Opposition spokeswoman Clare Curran said higher mobile termination charges had been a barrier for new mobile phone companies, resulting in less competition and higher prices.
Labour twice rejected recommendations from the commission that it regulate the charges, in 2005 and 2007, instead accepting voluntary cuts proposed by Vodafone and Telecom. The commission began re-examining the issue last year.
Ms Curran said the arrival of third mobile network operator 2degrees had "changed the playing field".
Vodafone and Telecom have offered to cut the charges by a further 80 per cent over five years to 0.1 cents a second by 2014, but Labour now believed regulation was the best outcome.

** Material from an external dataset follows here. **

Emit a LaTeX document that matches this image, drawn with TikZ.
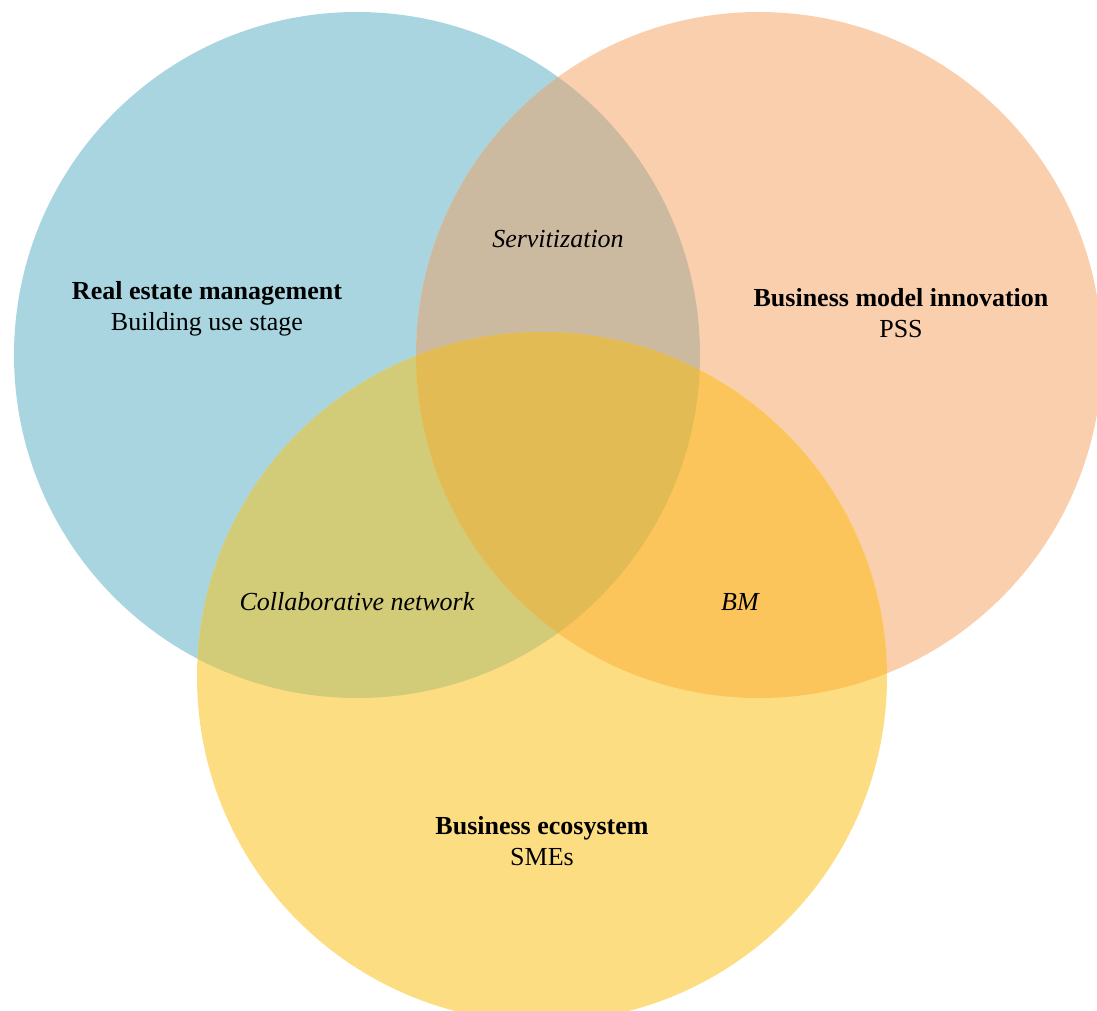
\documentclass[tikz,border=0pt]{standalone}
\usepackage{fontspec}
\setmainfont{Liberation Serif}
\definecolor{cblue}{HTML}{A8D5E0}
\definecolor{corange}{HTML}{F9CFAD}
\definecolor{cyellow}{HTML}{FDDD82}
\definecolor{cbo}{HTML}{CCBAA0}
\definecolor{cby}{HTML}{D2CB78}
\definecolor{coy}{HTML}{FBC55B}
\definecolor{call}{HTML}{E3BB55}
\tikzset{
  setlabel/.style={align=center, font=\fontsize{26}{31.5}\selectfont},
  overlap/.style={font=\fontsize{26}{31.5}\selectfont\itshape},
}
\begin{document}
\begin{tikzpicture}[x=1pt,y=-1pt]
\useasboundingbox (0,0) rectangle (1097,1011);
\def\pathA{(357,355) circle[radius=343]}
\def\pathB{(759,355) circle[radius=343]}
\def\pathC{(542,677) circle[radius=345]}
% single sets
\fill[cblue] \pathA;
\fill[corange] \pathB;
\fill[cyellow] \pathC;
% pairwise overlaps
\begin{scope}\clip \pathA; \fill[cbo] \pathB; \end{scope}
\begin{scope}\clip \pathA; \fill[cby] \pathC; \end{scope}
\begin{scope}\clip \pathB; \fill[coy] \pathC; \end{scope}
% triple overlap
\begin{scope}\clip \pathA; \clip \pathB; \fill[call] \pathC; \end{scope}
% labels
\node[setlabel] (rem) at (207,309) {\textbf{Real estate management}\\Building use stage};
\node[setlabel] (bmi) at (901,313) {\textbf{Business model innovation}\\PSS};
\node[setlabel] (beco) at (542,841) {\textbf{Business ecosystem}\\SMEs};
\node[overlap] (serv) at (558,239) {Servitization};
\node[overlap] (coll) at (357,602) {Collaborative network};
\node[overlap] (bm) at (740,602) {BM};
\end{tikzpicture}
\end{document}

A spokeswoman for Communications Minister Steven Joyce said he would make a decision on whether to accept the cuts or impose regulation, "in due course".
Telecommunications Users Association chief executive Ernie Newman made the case for regulation in a submission to Mr Joyce on Monday. He said that, without regulation, Vodafone and Telecom would continue to have an incentive to charge customers more for "off-net" calls and texts to customers of other networks than they charged for "on-net" calls and texts to customers of their own networks.
The fact 80 per cent of texts and a higher proportion of mobile phone calls were on-net showed the mobile market was "dysfunctional", he said.
Drop the Rate, Mate, a lobby group bank-rolled by 2degrees, which stands to gain from regulation, released the results of a poll it commissioned which said 85 per cent of people thought there should be no difference between the cost of on-net and off-net calls.